¿Los borbones a los tiburones?
El Juan Carlos ese como cifra de toda la clase política
Era un niño y mis profesores me decían que un tal Juan Carlos era fruto de la consanguinidad de los Borbones, costumbre de cruzarse entre familiares que producía de vez en cuando seres tarados, con inteligencias recortadas. Por aquellos días, ese tal Juan Carlos no era rey de nada; y por eso mis maestros hablaban de él con libertad. Me contaron que, en Italia, ingresó en un Centro para la recuperación de «subnormales». Aunque era muy joven, sentí repugnancia por esa expresión y me desagradó, aunque también comprendí lo que con ella mis «profes» me querían comunicar: que la inteligencia no era lo fuerte en Juan, y sí, acaso, el gusto por la vida y por los placeres de la vida. Me sugerían que era un tontorrón vividor.
Pareciera que ese linaje progresivamente degradado adquirió consciencia de su mal, e hizo esfuerzos por «refrescar» la sangre: y una infanta se casó con un deportista no-noble, goleador que acabó goleado por la Justicia; y el heredero de la herradura (me equivoqué: quise decir el heredero de la Corona, pero estaba pensando en el burro de mi vecino, que se llama Miguel de Cervantes, aunque lo llamamos «Miguelón») contrajo matrimonio con una periodista.
Un tanto crecido, ya en la Universidad, se me dijo, de una manera más fundada, que Juan Carlos fue elegido por Franco y su camarilla para modernizar el sistema de explotación clasista en España. Inadmisible la Dictadura, a nivel internacional, ya disfuncional en todos los aspectos, interesaba a las oligarquías y a las clases dirigentes un «tránsito a la Democracia»; y para ello podía convenir un monarca absolutamente manejable, sin criterio propio, sin opinión, sin inteligencia, una suerte de marioneta guiada por los poderes sociales y políticos que anhelaban seguir controlando el país bajo otro formato, nominalmente «democrático».
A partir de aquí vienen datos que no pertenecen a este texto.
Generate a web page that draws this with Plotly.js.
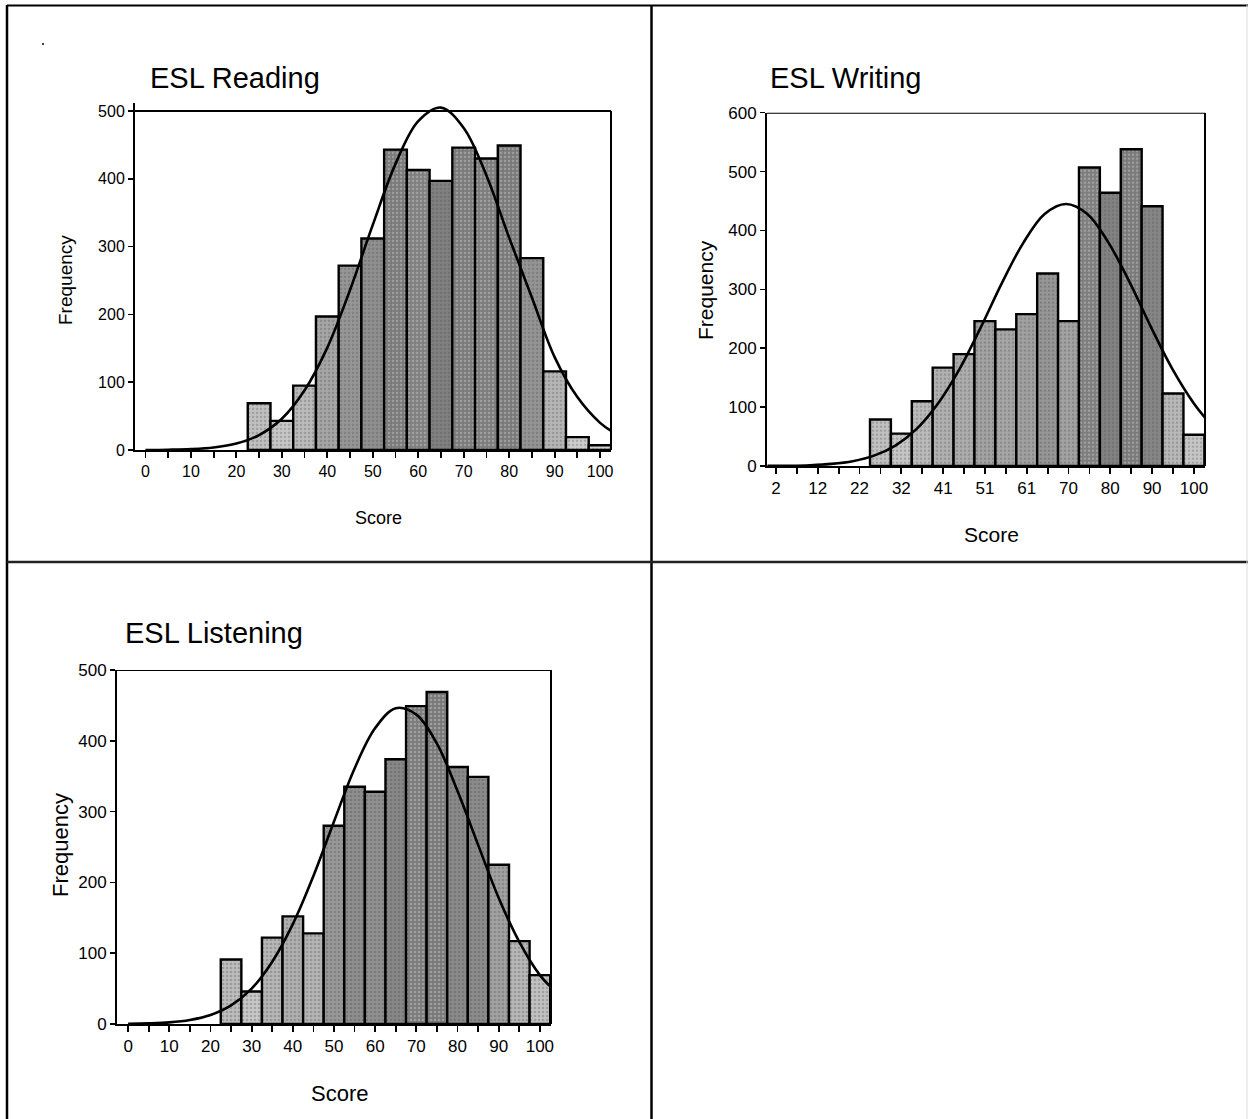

Me hice mayor y cada vez que escuché hablar al rey, como cuando vi aquel reportaje de la BBC sobre las monarquías en Europa, que se transmitió de madrugada en España; cada vez que me llegaron sus «mensajes de fin de año», que otros le redactaban y él leía casi medio mal, me asaltaba la certidumbre de que esa persona ni siquiera estaba al nivel de los alumnos aprobados con un suficiente bajo en nuestros tan deplorables «centros de enseñanza». Goya reflejó muy bien este déficit de los Borbones, en el cuadro que aquí reproduzco y que, para más inri, la familia real le agradeció y recompensó...
Ahora se ha ido un poco, pero ha dejado a su vástago. Ahora muchos lo critican y bastantes lo siguen defendiendo. Y yo los escucho. Oigo lo que dicen Pedro Sánchez, Pablo Iglesias, los líderes de la derecha y todos los demás; y alcanzo la misma conclusión: son como el rey y los tiburones deberían privarse de consumir carne tan insalubre.
A toda la clase política le ocurre lo mismo que a ese Juan Carlos: guiñoles de los poderes económicos, bastante acomodados en el orden capitalista, se comportan como mediocridades charlatanas con ganas de disfrutar de la vida mientras reproducen el sistema con cada una de sus respiraciones alquiladas, de sus palabras vacías o mentirosas.
La monarquía a la basura; pero, por favor, a una basura no recicable. La república a la basura también, y corriendo. Toda la clase política al basurero. Decía Bertrand Russell: «La clase criminal está incluida en la clase hombre». Y estoy de acuerdo... Pero la «clase política» va contra la humanidad posible y contra la vida pensable. No le alcanza ya la extraña dignidad divergente del criminal.